Nous constatons malheureusement tous que l'instabilité de cette
région perdure, malgré la fin du règne de Slobodan Milosevic et
de son régime, qui ont été les instigateurs de la crise, des guerres
et de crimes durant plus de dix ans. La vieille menace produit encore
ses effets ; on le voit dans les tensions qui éclatent en Bosnie-Herzégovine.
Elle a aussi laissé place à de nouvelles menaces, qui se manifestent
dans la crise de Macédoine.
Nous considérons en outre que le châtiment des crimes de guerres,
de quelque côté qu'ils fussent commis, demeure un élément clé pour
l'ensemble du processus de normalisation, de réconciliation et de
coopération dans la région. Or ceci est dans notre intérêt stratégique.
En Croatie, mon gouvernement est absolument résolu sur ce point,
aussi bien à travers notre coopération avec le Tribunal pénal international
de La Haye, que par les enquêtes sur les crimes menées par notre
propre justice et sanctionnés par elle.
La guerre défensive que nous avons dû mener était une guerre
juste. Malheureusement, en marge de celle-ci, un certain nombre
d'actes condamnables et de crimes ont été commis et nous n'avons
pas l'intention de les mettre sous le boisseau. Plusieurs condamnations,
notamment celle d'un général célèbre, ont déjà
été prononcées. Nous entendons donc faire face aux pages les plus
sombres de notre histoire récente, ce qui n'est pas certes chose
aisée. D'ailleurs des Etats bien plus importants que la Croatie
ont encore beaucoup de difficultés à ce sujet. Nous attendons pour
notre part de la communauté internationale qu'elle ne renonce pas
à appliquer à tous les pays concernés les mêmes critères à l'égard
de la nécessité de coopérer avec La Haye.

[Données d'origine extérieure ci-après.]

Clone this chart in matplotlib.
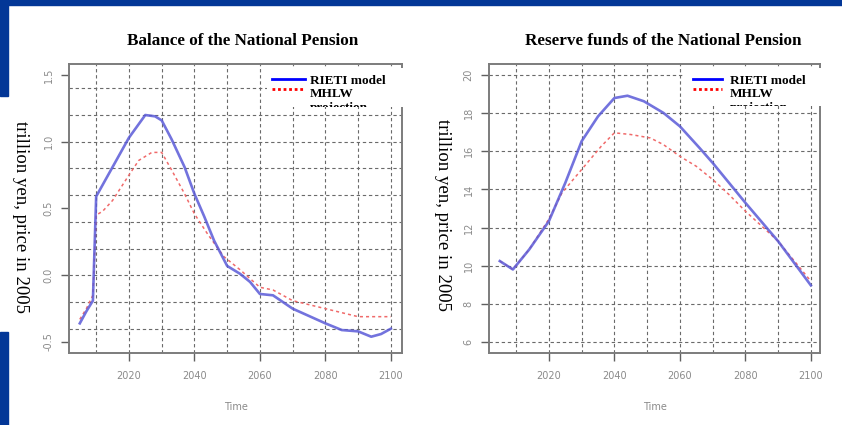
import matplotlib
matplotlib.use("Agg")
import matplotlib.pyplot as plt
from matplotlib.patches import Rectangle

# ---- data (trillion yen, 2005 prices) ----
balance_rieti_years = [2005, 2007, 2009, 2010, 2015, 2020, 2025, 2028, 2030, 2033, 2037,
                       2040, 2043, 2046, 2050, 2054, 2057, 2060, 2064, 2070, 2080,
                       2085, 2090, 2094, 2097, 2100]
balance_rieti = [-0.36, -0.27, -0.19, 0.59, 0.81, 1.03, 1.20, 1.19, 1.16, 1.02, 0.81,
                 0.61, 0.44, 0.26, 0.07, 0.01, -0.05, -0.14, -0.15, -0.25, -0.36,
                 -0.41, -0.42, -0.46, -0.44, -0.40]

balance_mhlw_years = [2005, 2007, 2009, 2010, 2012, 2015, 2020, 2023, 2027, 2030, 2033,
                      2037, 2040, 2044, 2049, 2054, 2060, 2064, 2070, 2080, 2090, 2100]
balance_mhlw = [-0.33, -0.25, -0.15, 0.45, 0.48, 0.56, 0.75, 0.86, 0.92, 0.92, 0.79,
                0.61, 0.46, 0.31, 0.14, 0.04, -0.09, -0.11, -0.19, -0.25, -0.31, -0.31]

reserve_rieti_years = [2005, 2009, 2014, 2020, 2025, 2030, 2035, 2040, 2044, 2049, 2055,
                       2060, 2066, 2070, 2080, 2090, 2100]
reserve_rieti = [10.25, 9.81, 10.86, 12.34, 14.34, 16.52, 17.82, 18.78, 18.90, 18.61,
                 18.00, 17.30, 16.17, 15.39, 13.30, 11.29, 8.98]

reserve_mhlw_years = [2005, 2009, 2014, 2020, 2024, 2030, 2036, 2040, 2045, 2051, 2055,
                      2060, 2065, 2070, 2075, 2080, 2085, 2090, 2100]
reserve_mhlw = [10.25, 9.81, 10.86, 12.45, 13.82, 15.04, 16.26, 16.96, 16.87, 16.69,
                16.34, 15.73, 15.21, 14.52, 13.73, 12.86, 12.08, 11.29, 9.20]

xtick_years = [2020, 2040, 2060, 2080, 2100]
grid_years = list(range(2010, 2101, 10))

balance_ticks = [-0.5, 0.0, 0.5, 1.0, 1.5]
balance_ticklabels = ["-0.5", "0.0", "0.5", "1.0", "1.5"]
balance_grid = [-0.4, -0.2, 0.0, 0.2, 0.4, 0.6, 0.8, 1.0, 1.2, 1.4]

reserve_ticks = [6, 8, 10, 12, 14, 16, 18, 20]
reserve_ticklabels = [str(v) for v in reserve_ticks]

titles = ["Balance of the National Pension", "Reserve funds of the National Pension"]
ylabel = "trillion yen, price in 2005"
legend_labels = ["RIETI model", "MHLW", "projection"]

# ---- figure ----
W, H = 842, 425
fig = plt.figure(figsize=(W / 100, H / 100), dpi=100)
fig.patch.set_facecolor("white")


def fx(px):
    return px / W


def fy(py):
    return 1 - py / H


# slide frame
frame_blue = "#033797"
for (x, y, w, h) in [(0, 0, W, 5), (0, 0, 8, 96), (0, 332, 8, 93)]:
    fig.patches.append(Rectangle((fx(x), fy(y + h)), w / W, h / H,
                                 transform=fig.transFigure, color=frame_blue,
                                 zorder=0))

SERIF = ["Liberation Serif", "DejaVu Serif"]
GREY_TXT = "#8a8a8a"


def make_axes(x0, x1, y0, y1):
    return fig.add_axes([fx(x0), fy(y1), (x1 - x0) / W, (y1 - y0) / H])


def style(ax, xlim, ylim, yticks, yticklabels, ygrid):
    ax.set_xlim(*xlim)
    ax.set_ylim(*ylim)
    ax.set_xticks(xtick_years)
    ax.set_xticklabels([str(y) for y in xtick_years])
    ax.set_yticks(yticks)
    ax.set_yticklabels(yticklabels, rotation=90, va="center")
    ax.tick_params(direction="out", length=6, width=1.0, color="#606060",
                   labelcolor=GREY_TXT, labelsize=7)
    ax.tick_params(axis="x", pad=7)
    ax.tick_params(axis="y", pad=5)
    for s in ax.spines.values():
        s.set_color("#7c7c7c")
        s.set_linewidth(1.4)
    for g in grid_years:
        ax.axvline(g, color="#6a6a6a", lw=0.8, ls=(0, (3, 2.5)), zorder=1)
    for g in ygrid:
        ax.axhline(g, color="#6a6a6a", lw=0.8, ls=(0, (3, 2.5)), zorder=1)
    ax.set_xlabel("Time", fontsize=7, color=GREY_TXT, labelpad=15)


def draw_series(ax, xr, yr, xm, ym):
    ax.plot(xm, ym, color="#f06a6a", lw=1.1, ls=(0, (2, 2)), zorder=3)
    ax.plot(xr, yr, color="#5a5ad8", lw=1.9, alpha=0.85, zorder=4)


def legend_box(x0, x1, y0, y1, lx0, lx1, tx):
    lax = make_axes(x0, x1, y0, y1)
    lax.set_xlim(x0, x1)
    lax.set_ylim(y1, y0)
    lax.set_xticks([])
    lax.set_yticks([])
    for s in lax.spines.values():
        s.set_visible(False)
    lax.set_facecolor("white")
    lax.plot([lx0, lx1], [79, 79], color="#0000ff", lw=2)
    lax.plot([lx0, lx1], [89, 89], color="#ff0000", lw=2, ls=(0, (1, 1)))
    for label, yc in zip(legend_labels, [81, 94.5, 107.5]):
        lax.text(tx, yc, label, va="center", ha="left", fontsize=9.5,
                 fontweight="bold", family=SERIF, clip_on=True)


# left panel: balance
ax1 = make_axes(69, 402, 64, 353)
style(ax1, (2001.7, 2103.4), (-0.582, 1.582), balance_ticks, balance_ticklabels,
      balance_grid)
draw_series(ax1, balance_rieti_years, balance_rieti, balance_mhlw_years, balance_mhlw)

# right panel: reserve funds
ax2 = make_axes(489, 820, 64, 353)
style(ax2, (2001.7, 2102.8), (5.44, 20.56), reserve_ticks, reserve_ticklabels,
      reserve_ticks)
draw_series(ax2, reserve_rieti_years, reserve_rieti, reserve_mhlw_years, reserve_mhlw)

legend_box(267, 406, 68, 107, 272, 305, 310)
legend_box(683, 830, 68, 106, 693, 722, 730)

# titles and y-axis captions
fig.text(fx(243), fy(41), titles[0], ha="center", va="center", fontsize=12.3,
         fontweight="bold", family=SERIF)
fig.text(fx(663), fy(41), titles[1], ha="center", va="center", fontsize=12.3,
         fontweight="bold", family=SERIF)
fig.text(fx(20), fy(217), ylabel, rotation=270, ha="center", va="center",
         fontsize=13.5, family=SERIF)
fig.text(fx(442), fy(215), ylabel, rotation=270, ha="center", va="center",
         fontsize=13.5, family=SERIF)

fig.savefig("out.png", dpi=100, facecolor="white")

Coopération régionale multiple
La Croatie appartient simultanément à trois régions - la Méditerranée,
l'Europe centrale et l'Europe du Sud-Est. Développer tous ses potentiels
signifie mettre à profit cette situation unique qui est celle d'un
pays charnière entre ces régions. Nous sommes disposés à mettre
en œuvre tout ce qui est en notre pouvoir en faveur de la stabilisation
de tout le sud-est européen, mais nous ne pouvons pas pour autant
devenir les otages des questions qui y demeurent encore ouvertes.
Les progrès enregistrés dans les processus d'intégration doivent
se fonder, comme cela a toujours été le cas, sur les aspirations
et les résultats de chacun. Chaque avancée individuelle vers l'intégration
représente en effet une incitation à d'autres pour lui emboîter
le pas. L'extension de l'intégration ne pourra que renforcer la
stabilité de la région.
Cependant, même une fois intégrée à l'Union européenne, la Croatie,
pas plus qu'un autre Etat, ne souhaiterait voir cette union s'arrêter
à ses frontières, ce qui signifierait se retrouver en lisière
d'une zone d'instabilité. Nous sommes donc tout à fait favorables
à une coopération régionale - pour peu qu'elle ne se limite
pas toujours à une seule et même région parmi les trois
auxquelles appartient la Croatie. Ce à quoi nous ne pouvons
souscrire, c'est en revanche à un destin régional sur la
route qui doit nous mener vers Bruxelles.
Les critères d'intégration dans l'Union européenne et dans l'OTAN
sont clairs, aussi est-ce sans hésitation aucune et avec toute notre
énergie que nous avons déjà commencé à les remplir.
Je vous remercie de votre attention./.